Puis, l’historien en exil d’ajouter : « Quand donc nous nous battons pour le multipartisme, c’est pour nous un moyen : il faut absolument que la plus grande partie de la population qui travaille pour qu’une minorité s’enrichisse (…) Il faut donc que cette majorité se voie garantir un certain nombre de droits : droit à la santé, au travail, à l’éducation, droit de ne pas vivre dans la peur du policier, dans la peur de la délation ».
Le regard sans complaisance du journaliste Lucien Houédanou
Plus loin, l’opposant s’offusque presque quand le journaliste lui dit qu’il y avait une « démocratie à l’ivoirienne », depuis 1980. « Quand j’entends le mot "démocratie" suivi d’un adjectif géographique, je me dis qu’il n’y a pas de démocratie. La démocratie est un système dans lequel les hommes et les femmes se regroupent entre eux, selon leurs affinités politiques dans des groupes appelés partis ou mouvements qui deviennent des concurrents sur l’orientation, un programme et des hommes pour exécuter ce programme. En choisissant un parti politique plutôt qu’un autre, le peuple choisit des hommes et un programme : c’est la démocratie ». (pp 125-127).

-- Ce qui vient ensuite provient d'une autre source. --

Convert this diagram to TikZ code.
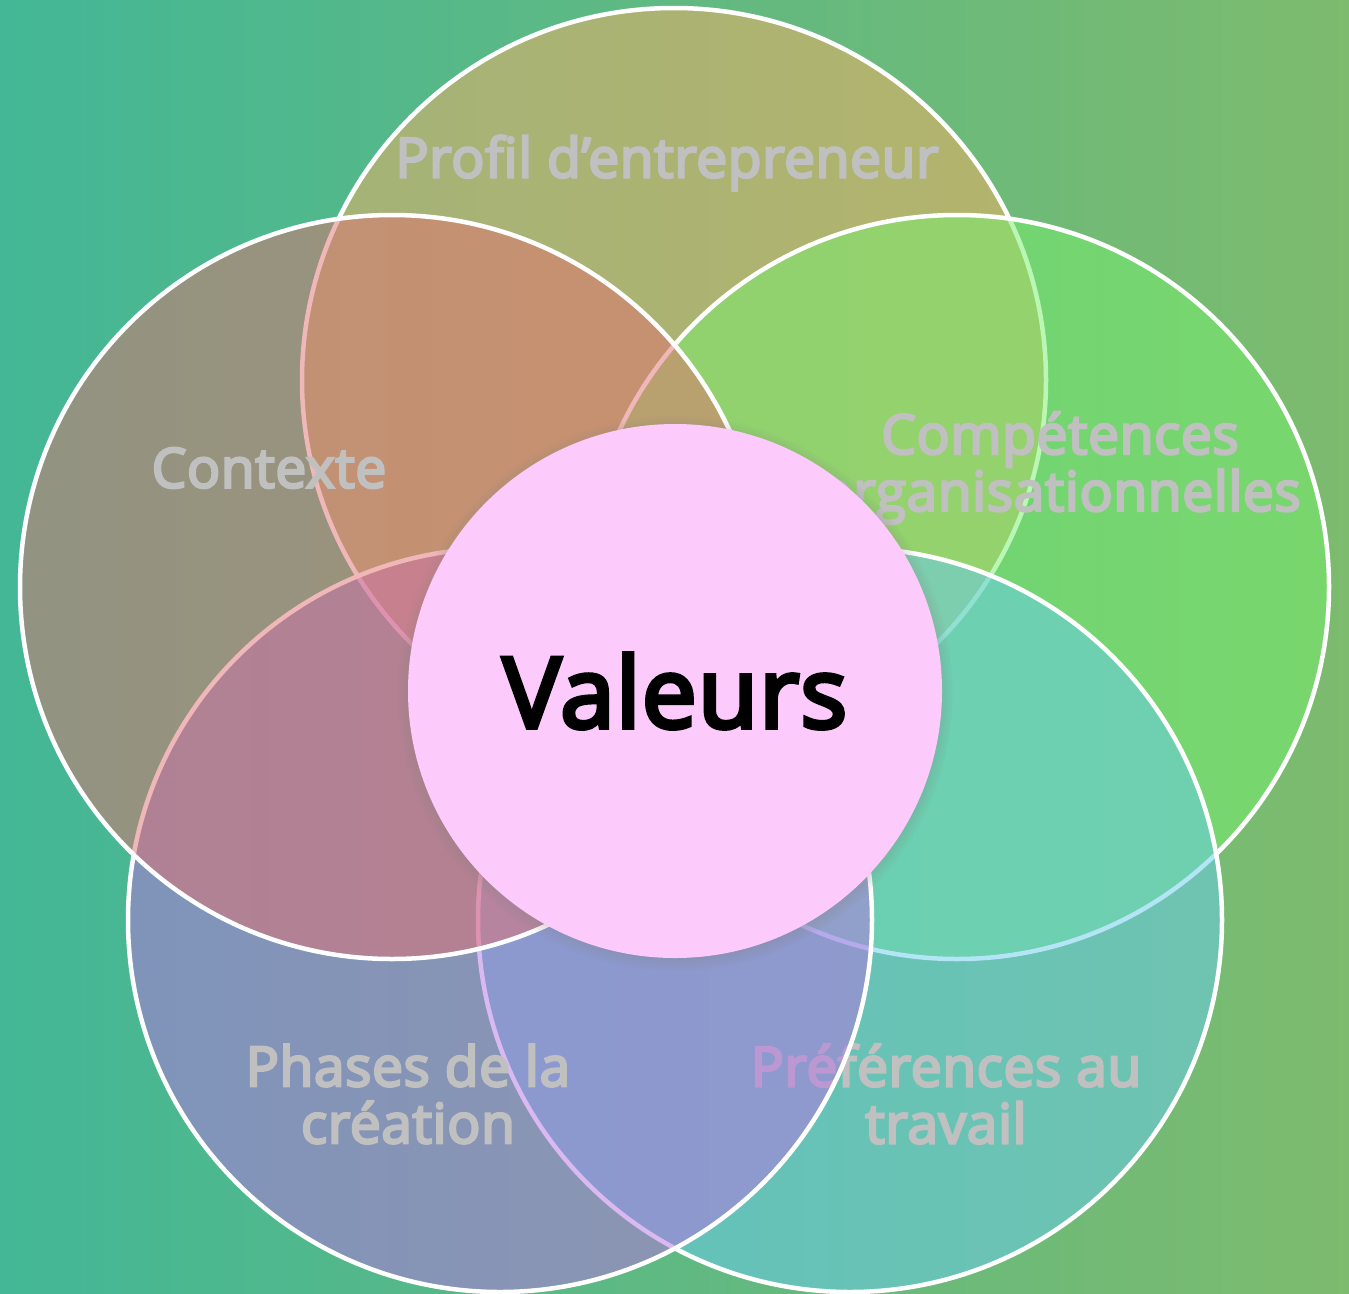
\documentclass[tikz,border=0pt]{standalone}
\usepackage{fontspec}
\setmainfont{Open Sans}
\newfontfamily\semifont{Open Sans}[FakeBold=4.5,LetterSpace=1.2]
\usetikzlibrary{shadows}
\definecolor{bgleft}{HTML}{43B796}
\definecolor{bgright}{HTML}{7DBB6E}
\definecolor{cprofil}{HTML}{F8AF64}
\definecolor{ccontexte}{HTML}{E17070}
\definecolor{ccompet}{HTML}{77F16D}
\definecolor{cphases}{HTML}{B772E3}
\definecolor{cprefs}{HTML}{68CCF0}
\definecolor{cvaleurs}{HTML}{FCCBFC}
\definecolor{lblgray}{HTML}{C0C0C0}
\tikzset{
    %Define style for the big circles
    petal/.style={
           circle,
           draw=white, line width=4.5pt,
           fill opacity=0.5,
           minimum size=744pt,
           inner sep=0pt},
    %Define style for the middle circle
    core/.style={
           circle,
           fill=cvaleurs,
           minimum size=534pt,
           inner sep=0pt,
           circular drop shadow={shadow xshift=0pt, shadow yshift=-2pt,
             shadow scale=1.04, opacity=0.8},
           font=\semifont\fontsize{98}{110}\selectfont,
           text=black},
    %Define style for the labels
    lbl/.style={
           align=center,
           text=lblgray,
           font=\semifont\fontsize{55}{57}\selectfont}
}
\begin{document}
\begin{tikzpicture}[x=1pt,y=-1pt]

 %background
\shade[left color=bgleft, right color=bgright] (0,0) rectangle (1349,1293);
\useasboundingbox (0,0) rectangle (1349,1293);

 %circles and labels
\node[petal, fill=cprofil](profil) at (674,380){};
\node[lbl](lprofil) at (667,163){Profil d’entrepreneur};
\node[petal, fill=ccompet](compet) at (957,587){};
\node[lbl](lcompet) at (1060,468){Compétences\\organisationnelles};
\node[petal, fill=cprefs](prefs) at (850,920){};
\node[lbl](lprefs) at (946,1094){Préférences au\\travail};
\node[petal, fill=cphases](phases) at (500,920){};
\node[lbl](lphases) at (408,1094){Phases de la\\création};
\node[petal, fill=ccontexte](contexte) at (392,587){};
\node[lbl](lcontexte) at (269,468){Contexte};

\node[core](valeurs) at (675,691){Valeurs};

\end{tikzpicture}
\end{document}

Ce concept de démocratie semble être devenu pourtant, galvaudé au point d’être perçu comme un fourre-tout. Portant un regard sur ce mode de gouvernement, Lucien Houédanou soutenait dans un article publié en 1994, dans la revue Questions actuelles, que l’Afrique pratique un vernis de démocratie, qu’il qualifie de « démocratie buissonnière ». « Nous faisons semblant de pratiquer la démocratie comme ces garnements qui font semblant d’aller à l’école et dont on dit qu’ils font l’école buissonnière. La démocratie buissonnière, c’est cette vue politique en trompe-l’œil qui consiste à ruser avec les principes de la démocratie, à se parer des signes extérieurs de ce système politique (multipartisme, élections pluralistes plus ou moins régulières…), tout en maintenant un état d’esprit et des pratiques instituant, en réalité, la confiscation, par une minorité, du pouvoir et des avantages indus qui en sont tirés », fait-il observer.